■ Given task ■
Pictures excluded, return the lines below from the first through the line holding "const yTicks = [0, 500, 1000, 1500, 2000, 2500, 3000];".

■ Supplied data ■
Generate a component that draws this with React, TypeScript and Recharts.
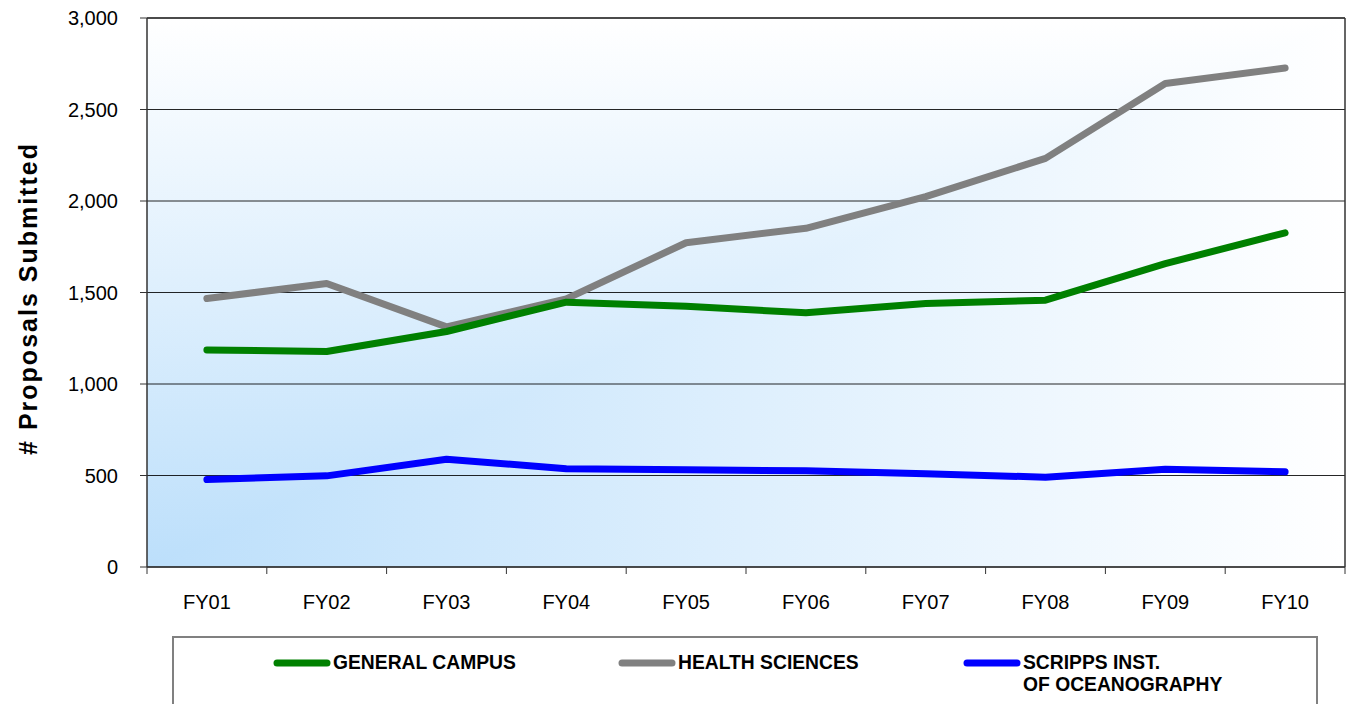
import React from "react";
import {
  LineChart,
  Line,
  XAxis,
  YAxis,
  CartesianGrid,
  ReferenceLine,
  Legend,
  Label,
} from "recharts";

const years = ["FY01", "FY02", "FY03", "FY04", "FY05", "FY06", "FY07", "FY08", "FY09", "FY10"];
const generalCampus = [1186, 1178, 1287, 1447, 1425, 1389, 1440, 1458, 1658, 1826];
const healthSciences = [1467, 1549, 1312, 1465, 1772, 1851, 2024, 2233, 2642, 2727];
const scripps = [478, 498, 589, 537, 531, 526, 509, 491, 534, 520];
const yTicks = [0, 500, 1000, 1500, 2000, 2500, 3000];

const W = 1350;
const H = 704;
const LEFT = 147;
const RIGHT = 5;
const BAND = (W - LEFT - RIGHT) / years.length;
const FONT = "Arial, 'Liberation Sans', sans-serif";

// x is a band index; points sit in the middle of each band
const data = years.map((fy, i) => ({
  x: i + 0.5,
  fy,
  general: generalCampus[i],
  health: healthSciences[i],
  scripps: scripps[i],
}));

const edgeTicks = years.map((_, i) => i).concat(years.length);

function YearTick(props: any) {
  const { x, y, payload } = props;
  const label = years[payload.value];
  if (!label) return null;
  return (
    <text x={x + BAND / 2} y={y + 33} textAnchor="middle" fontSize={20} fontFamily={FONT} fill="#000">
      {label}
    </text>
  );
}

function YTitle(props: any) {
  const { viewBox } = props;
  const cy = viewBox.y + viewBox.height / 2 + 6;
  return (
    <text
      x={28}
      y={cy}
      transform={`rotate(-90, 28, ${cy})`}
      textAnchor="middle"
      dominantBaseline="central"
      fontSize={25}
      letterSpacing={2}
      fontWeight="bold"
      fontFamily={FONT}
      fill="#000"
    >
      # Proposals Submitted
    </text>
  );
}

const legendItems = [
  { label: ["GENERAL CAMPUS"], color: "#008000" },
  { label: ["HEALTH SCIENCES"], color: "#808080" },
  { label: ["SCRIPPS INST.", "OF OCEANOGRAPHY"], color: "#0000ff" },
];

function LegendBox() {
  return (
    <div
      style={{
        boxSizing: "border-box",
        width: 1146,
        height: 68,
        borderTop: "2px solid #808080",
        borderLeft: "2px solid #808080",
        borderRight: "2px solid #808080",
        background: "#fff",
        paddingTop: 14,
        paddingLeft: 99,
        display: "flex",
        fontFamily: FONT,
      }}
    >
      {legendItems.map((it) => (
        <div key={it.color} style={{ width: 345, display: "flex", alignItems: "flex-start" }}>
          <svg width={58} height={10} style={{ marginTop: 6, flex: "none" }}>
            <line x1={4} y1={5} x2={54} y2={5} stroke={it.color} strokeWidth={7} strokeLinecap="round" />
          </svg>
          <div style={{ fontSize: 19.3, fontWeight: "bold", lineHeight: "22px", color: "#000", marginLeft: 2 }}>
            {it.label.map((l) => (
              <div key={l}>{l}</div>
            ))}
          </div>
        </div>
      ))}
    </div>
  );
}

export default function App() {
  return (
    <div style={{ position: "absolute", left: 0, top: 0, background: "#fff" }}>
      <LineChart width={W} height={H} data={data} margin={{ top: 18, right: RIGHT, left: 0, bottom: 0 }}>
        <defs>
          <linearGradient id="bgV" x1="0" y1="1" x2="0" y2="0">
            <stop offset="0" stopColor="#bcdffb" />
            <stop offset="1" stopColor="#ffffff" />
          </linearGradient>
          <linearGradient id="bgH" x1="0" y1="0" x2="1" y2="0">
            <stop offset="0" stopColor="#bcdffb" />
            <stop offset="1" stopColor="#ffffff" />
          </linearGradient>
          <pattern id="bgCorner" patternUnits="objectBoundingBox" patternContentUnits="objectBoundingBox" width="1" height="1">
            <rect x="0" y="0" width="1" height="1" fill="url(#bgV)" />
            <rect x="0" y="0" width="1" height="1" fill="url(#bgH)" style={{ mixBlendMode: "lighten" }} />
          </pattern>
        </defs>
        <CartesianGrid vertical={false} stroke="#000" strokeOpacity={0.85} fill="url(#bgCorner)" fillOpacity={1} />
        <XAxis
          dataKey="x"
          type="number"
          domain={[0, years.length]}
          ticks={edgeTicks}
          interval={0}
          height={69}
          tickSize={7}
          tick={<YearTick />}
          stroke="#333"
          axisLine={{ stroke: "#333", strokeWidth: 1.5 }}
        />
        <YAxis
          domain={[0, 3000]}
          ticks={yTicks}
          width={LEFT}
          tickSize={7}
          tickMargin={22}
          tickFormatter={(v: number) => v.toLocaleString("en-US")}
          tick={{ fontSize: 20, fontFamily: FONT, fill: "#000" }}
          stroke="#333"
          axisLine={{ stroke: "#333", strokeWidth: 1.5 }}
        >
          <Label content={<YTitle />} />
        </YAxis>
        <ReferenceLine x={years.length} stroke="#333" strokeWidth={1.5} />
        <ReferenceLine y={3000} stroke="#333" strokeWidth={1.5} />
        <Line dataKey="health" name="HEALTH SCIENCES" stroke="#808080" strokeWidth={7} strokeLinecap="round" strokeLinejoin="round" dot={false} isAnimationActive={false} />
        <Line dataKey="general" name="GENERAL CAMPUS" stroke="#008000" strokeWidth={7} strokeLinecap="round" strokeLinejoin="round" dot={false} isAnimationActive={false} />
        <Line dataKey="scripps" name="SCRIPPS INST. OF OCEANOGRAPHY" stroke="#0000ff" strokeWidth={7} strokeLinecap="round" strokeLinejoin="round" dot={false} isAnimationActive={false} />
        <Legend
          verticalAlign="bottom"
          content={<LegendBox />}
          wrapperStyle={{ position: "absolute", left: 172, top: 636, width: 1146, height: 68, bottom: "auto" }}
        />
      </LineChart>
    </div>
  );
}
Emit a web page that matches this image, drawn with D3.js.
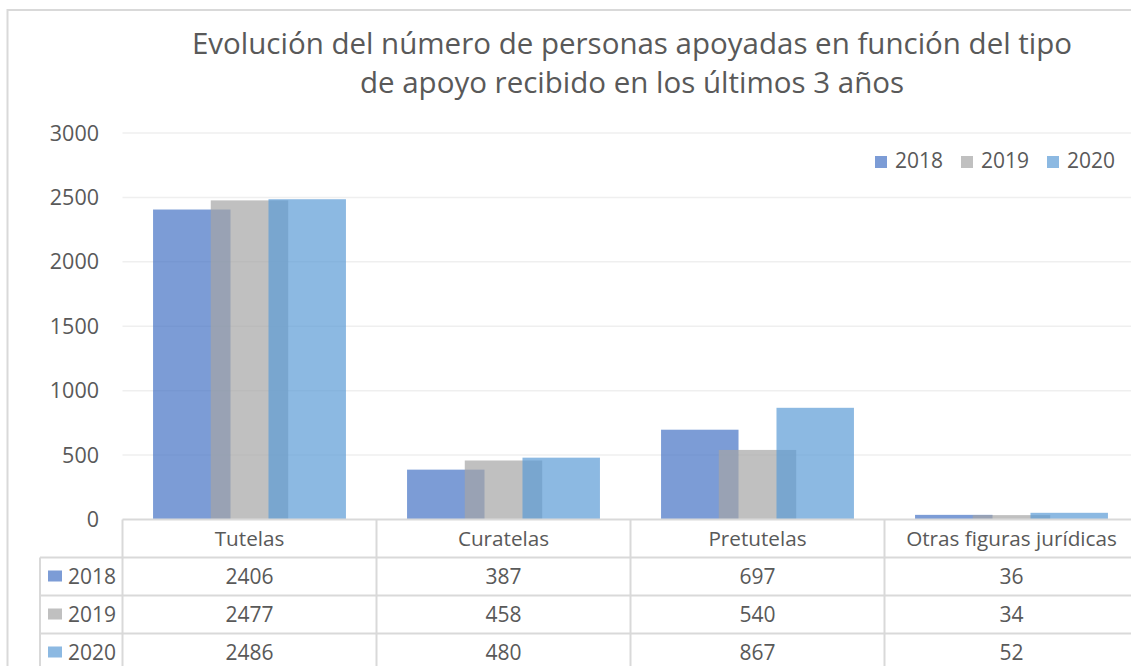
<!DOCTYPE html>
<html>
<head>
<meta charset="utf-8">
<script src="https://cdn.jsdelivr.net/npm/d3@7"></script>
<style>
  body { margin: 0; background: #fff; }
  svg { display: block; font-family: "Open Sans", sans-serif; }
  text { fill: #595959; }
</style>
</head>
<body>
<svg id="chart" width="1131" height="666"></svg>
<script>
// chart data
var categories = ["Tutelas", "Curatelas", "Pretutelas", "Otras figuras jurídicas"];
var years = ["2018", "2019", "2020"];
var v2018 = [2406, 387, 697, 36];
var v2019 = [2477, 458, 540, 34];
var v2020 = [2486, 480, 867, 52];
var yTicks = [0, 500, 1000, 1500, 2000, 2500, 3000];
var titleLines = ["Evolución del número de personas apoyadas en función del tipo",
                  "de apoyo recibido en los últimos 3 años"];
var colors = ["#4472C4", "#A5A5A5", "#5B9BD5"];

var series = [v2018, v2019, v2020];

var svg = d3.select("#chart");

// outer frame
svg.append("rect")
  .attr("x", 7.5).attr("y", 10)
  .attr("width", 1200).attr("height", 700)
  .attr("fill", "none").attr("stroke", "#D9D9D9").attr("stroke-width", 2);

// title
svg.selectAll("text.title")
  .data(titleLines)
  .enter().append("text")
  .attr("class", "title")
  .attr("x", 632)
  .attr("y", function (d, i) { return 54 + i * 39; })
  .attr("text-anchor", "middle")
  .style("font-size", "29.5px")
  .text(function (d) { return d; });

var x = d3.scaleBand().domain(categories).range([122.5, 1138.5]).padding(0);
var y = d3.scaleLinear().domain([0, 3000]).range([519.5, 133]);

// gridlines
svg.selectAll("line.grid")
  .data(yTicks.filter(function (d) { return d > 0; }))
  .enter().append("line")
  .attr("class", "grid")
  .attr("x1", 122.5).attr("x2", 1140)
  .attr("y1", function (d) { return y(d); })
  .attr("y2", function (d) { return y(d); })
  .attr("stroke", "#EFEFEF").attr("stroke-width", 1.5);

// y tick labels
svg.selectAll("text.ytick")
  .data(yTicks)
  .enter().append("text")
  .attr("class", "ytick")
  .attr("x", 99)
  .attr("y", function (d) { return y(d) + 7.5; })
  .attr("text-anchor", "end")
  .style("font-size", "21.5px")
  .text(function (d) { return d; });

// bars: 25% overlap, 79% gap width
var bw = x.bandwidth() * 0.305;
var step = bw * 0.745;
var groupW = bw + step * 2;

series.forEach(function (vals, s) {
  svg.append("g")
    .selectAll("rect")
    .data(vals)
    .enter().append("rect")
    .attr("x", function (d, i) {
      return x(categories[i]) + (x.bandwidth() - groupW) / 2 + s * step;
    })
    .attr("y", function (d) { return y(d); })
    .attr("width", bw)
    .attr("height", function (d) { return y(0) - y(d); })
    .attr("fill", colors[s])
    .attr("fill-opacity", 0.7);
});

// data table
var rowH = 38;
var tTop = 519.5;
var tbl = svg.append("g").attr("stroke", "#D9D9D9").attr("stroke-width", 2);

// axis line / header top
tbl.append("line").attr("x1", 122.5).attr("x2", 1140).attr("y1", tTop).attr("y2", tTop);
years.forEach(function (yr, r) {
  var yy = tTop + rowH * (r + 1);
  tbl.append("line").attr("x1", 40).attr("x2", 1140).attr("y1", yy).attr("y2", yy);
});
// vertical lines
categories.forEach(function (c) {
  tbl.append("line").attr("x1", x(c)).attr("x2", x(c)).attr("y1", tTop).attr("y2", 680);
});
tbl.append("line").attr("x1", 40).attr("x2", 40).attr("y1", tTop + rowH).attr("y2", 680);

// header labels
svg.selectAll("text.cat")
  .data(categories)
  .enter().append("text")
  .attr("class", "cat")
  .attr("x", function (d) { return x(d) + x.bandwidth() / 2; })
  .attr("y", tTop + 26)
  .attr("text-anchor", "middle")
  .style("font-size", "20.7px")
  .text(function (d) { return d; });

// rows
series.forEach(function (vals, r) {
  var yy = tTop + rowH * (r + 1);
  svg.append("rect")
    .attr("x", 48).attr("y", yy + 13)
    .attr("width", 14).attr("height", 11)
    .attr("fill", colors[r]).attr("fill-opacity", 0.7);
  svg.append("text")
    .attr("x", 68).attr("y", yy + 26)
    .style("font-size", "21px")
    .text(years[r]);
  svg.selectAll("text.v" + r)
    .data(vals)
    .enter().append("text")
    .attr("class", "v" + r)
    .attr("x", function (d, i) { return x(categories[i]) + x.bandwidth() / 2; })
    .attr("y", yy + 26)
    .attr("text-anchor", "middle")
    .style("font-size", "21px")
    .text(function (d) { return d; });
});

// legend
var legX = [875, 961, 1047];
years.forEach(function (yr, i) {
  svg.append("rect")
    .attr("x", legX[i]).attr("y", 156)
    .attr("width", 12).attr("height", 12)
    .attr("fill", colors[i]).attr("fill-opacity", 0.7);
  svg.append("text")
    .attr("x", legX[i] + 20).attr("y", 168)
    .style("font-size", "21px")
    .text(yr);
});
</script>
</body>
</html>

■ Task result ■
Generate a component that draws this with React, TypeScript and Recharts.
import React from "react";
import {
  LineChart,
  Line,
  XAxis,
  YAxis,
  CartesianGrid,
  ReferenceLine,
  Legend,
  Label,
} from "recharts";

const years = ["FY01", "FY02", "FY03", "FY04", "FY05", "FY06", "FY07", "FY08", "FY09", "FY10"];
const generalCampus = [1186, 1178, 1287, 1447, 1425, 1389, 1440, 1458, 1658, 1826];
const healthSciences = [1467, 1549, 1312, 1465, 1772, 1851, 2024, 2233, 2642, 2727];
const scripps = [478, 498, 589, 537, 531, 526, 509, 491, 534, 520];
const yTicks = [0, 500, 1000, 1500, 2000, 2500, 3000];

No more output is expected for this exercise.